Andrés Ilabaca advierte que las viñas tienen que estar dispuestas a hacer grandes sacrificios por la calidad.
En su caso, en 2007 no se elaboró Pehuén, pues la calidad de la uva no era la requerida. Si se tiene en cuenta que Santa Rita produce 15 mil botellas de esa marca, a cerca de cien dólares precio retail cada una, el golpe económico es muy doloroso.
Promoción y turismo
Según Brian Croser, una de las grandes ventajas de Apalta es el tipo de viñateros que están detrás.

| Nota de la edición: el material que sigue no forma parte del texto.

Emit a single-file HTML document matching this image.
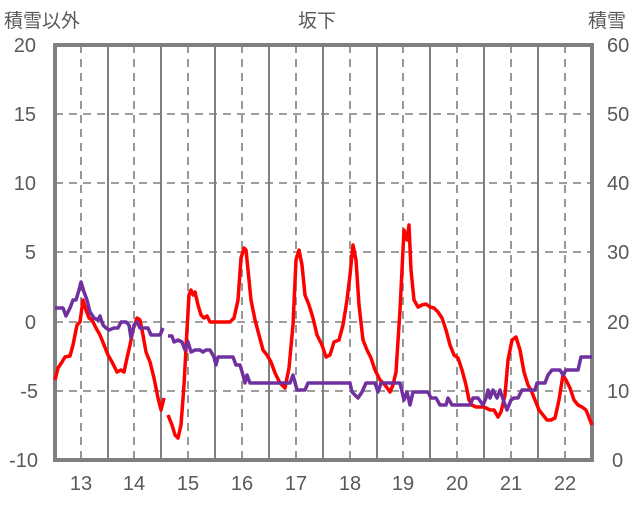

Todos están apostando a vinos ambiciosos.
Además, cuentan con una potente tríada de voceros.
Agustín Huneeus es un personaje central en el negocio del vino en California. Alexandra Marnier, propietaria de Casa Lapostolle, es heredera de la empresa gala que fabrica el licor Grand Marnier. Aurelio Montes logró posicionar su viña entre la de valores promedios por caja más caros de Chile.
“Napa tiene el renombre que ostenta en la actualidad, no porque fuera mucho mejor que otros valles californianos, sino porque tenía voceros muy fuertes, que supieron crear una imagen interesante para ese valle. En Apalta puede pasar algo similar. Tenemos la ventaja de que con Alexandra y Aurelio tenemos una visión común y, además, somos amigos”, explica Huneeus.
Para Aurelio Montes, el próximo paso es que las viñas de Apalta salgan a promocionar en conjunto. “Al comprador de vinos de alta gama no le llama la atención un enólogo o una marca, sino que el terroir que hay detrás. Si hacemos algunos eventos promocionales en conjunto, podríamos tener resultados muy interesantes”, afirma.
Huneeus adelanta la idea de hacer eventos en mercados relevantes en que estén presentes Alexandra Marnier, Aurelio Montes y él mismo.
Andrea León advierte, eso sí, que por el tipo de mercado al que apunta Apalta, el marketing externo es sólo una parte y no necesariamente la más importante.
“Si quieres ser considerado un terroir de clase mundial, tienes que ofrecer una experiencia. Acá tenemos la ventaja de estar rodeados por bosque nativo, una situación imposible en Europa. Los consumidores tienen que ir a la bodega y permanecer algunos días en Apalta. Para ello necesitamos más hoteles y buenos restaurantes”, remata la enóloga de Lapostolle.